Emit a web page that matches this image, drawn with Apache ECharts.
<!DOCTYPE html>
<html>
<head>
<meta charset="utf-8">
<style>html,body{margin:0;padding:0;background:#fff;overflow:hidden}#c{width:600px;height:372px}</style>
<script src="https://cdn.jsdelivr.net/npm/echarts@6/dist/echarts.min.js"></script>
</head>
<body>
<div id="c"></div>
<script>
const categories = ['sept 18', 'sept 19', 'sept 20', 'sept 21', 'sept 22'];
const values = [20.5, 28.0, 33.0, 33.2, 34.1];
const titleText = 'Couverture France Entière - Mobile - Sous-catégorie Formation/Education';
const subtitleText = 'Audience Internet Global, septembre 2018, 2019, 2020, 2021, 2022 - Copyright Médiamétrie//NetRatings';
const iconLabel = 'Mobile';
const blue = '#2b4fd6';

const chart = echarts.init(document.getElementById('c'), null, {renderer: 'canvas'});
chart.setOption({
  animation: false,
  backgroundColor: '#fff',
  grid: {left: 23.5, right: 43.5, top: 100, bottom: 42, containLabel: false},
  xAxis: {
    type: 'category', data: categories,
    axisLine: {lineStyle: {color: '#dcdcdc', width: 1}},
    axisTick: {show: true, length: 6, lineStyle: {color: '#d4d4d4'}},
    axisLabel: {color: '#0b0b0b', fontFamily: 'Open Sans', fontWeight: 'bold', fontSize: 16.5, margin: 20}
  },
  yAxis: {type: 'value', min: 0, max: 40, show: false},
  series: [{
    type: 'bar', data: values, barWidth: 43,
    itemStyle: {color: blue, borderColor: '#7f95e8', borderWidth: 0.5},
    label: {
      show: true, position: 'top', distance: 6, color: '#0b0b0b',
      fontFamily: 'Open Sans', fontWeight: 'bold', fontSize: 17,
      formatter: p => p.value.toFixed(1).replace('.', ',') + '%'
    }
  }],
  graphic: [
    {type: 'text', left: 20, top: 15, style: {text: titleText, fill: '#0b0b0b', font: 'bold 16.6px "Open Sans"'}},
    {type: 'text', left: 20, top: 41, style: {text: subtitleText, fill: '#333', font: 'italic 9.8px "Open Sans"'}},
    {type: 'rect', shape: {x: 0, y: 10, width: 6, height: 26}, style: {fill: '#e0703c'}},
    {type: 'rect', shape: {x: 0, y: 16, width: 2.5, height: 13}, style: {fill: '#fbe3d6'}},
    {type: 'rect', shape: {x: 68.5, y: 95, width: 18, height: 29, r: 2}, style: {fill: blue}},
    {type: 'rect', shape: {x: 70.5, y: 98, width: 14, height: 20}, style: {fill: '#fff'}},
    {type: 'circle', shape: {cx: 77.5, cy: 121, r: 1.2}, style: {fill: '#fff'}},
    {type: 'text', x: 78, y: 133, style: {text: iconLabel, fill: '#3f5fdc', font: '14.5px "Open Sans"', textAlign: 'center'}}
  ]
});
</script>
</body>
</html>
----------
▶ Stated task: Give back each line above precisely as it stands.

▶ Output:
Emit a web page that matches this image, drawn with Apache ECharts.
<!DOCTYPE html>
<html>
<head>
<meta charset="utf-8">
<style>html,body{margin:0;padding:0;background:#fff;overflow:hidden}#c{width:600px;height:372px}</style>
<script src="https://cdn.jsdelivr.net/npm/echarts@6/dist/echarts.min.js"></script>
</head>
<body>
<div id="c"></div>
<script>
const categories = ['sept 18', 'sept 19', 'sept 20', 'sept 21', 'sept 22'];
const values = [20.5, 28.0, 33.0, 33.2, 34.1];
const titleText = 'Couverture France Entière - Mobile - Sous-catégorie Formation/Education';
const subtitleText = 'Audience Internet Global, septembre 2018, 2019, 2020, 2021, 2022 - Copyright Médiamétrie//NetRatings';
const iconLabel = 'Mobile';
const blue = '#2b4fd6';

const chart = echarts.init(document.getElementById('c'), null, {renderer: 'canvas'});
chart.setOption({
  animation: false,
  backgroundColor: '#fff',
  grid: {left: 23.5, right: 43.5, top: 100, bottom: 42, containLabel: false},
  xAxis: {
    type: 'category', data: categories,
    axisLine: {lineStyle: {color: '#dcdcdc', width: 1}},
    axisTick: {show: true, length: 6, lineStyle: {color: '#d4d4d4'}},
    axisLabel: {color: '#0b0b0b', fontFamily: 'Open Sans', fontWeight: 'bold', fontSize: 16.5, margin: 20}
  },
  yAxis: {type: 'value', min: 0, max: 40, show: false},
  series: [{
    type: 'bar', data: values, barWidth: 43,
    itemStyle: {color: blue, borderColor: '#7f95e8', borderWidth: 0.5},
    label: {
      show: true, position: 'top', distance: 6, color: '#0b0b0b',
      fontFamily: 'Open Sans', fontWeight: 'bold', fontSize: 17,
      formatter: p => p.value.toFixed(1).replace('.', ',') + '%'
    }
  }],
  graphic: [
    {type: 'text', left: 20, top: 15, style: {text: titleText, fill: '#0b0b0b', font: 'bold 16.6px "Open Sans"'}},
    {type: 'text', left: 20, top: 41, style: {text: subtitleText, fill: '#333', font: 'italic 9.8px "Open Sans"'}},
    {type: 'rect', shape: {x: 0, y: 10, width: 6, height: 26}, style: {fill: '#e0703c'}},
    {type: 'rect', shape: {x: 0, y: 16, width: 2.5, height: 13}, style: {fill: '#fbe3d6'}},
    {type: 'rect', shape: {x: 68.5, y: 95, width: 18, height: 29, r: 2}, style: {fill: blue}},
    {type: 'rect', shape: {x: 70.5, y: 98, width: 14, height: 20}, style: {fill: '#fff'}},
    {type: 'circle', shape: {cx: 77.5, cy: 121, r: 1.2}, style: {fill: '#fff'}},
    {type: 'text', x: 78, y: 133, style: {text: iconLabel, fill: '#3f5fdc', font: '14.5px "Open Sans"', textAlign: 'center'}}
  ]
});
</script>
</body>
</html>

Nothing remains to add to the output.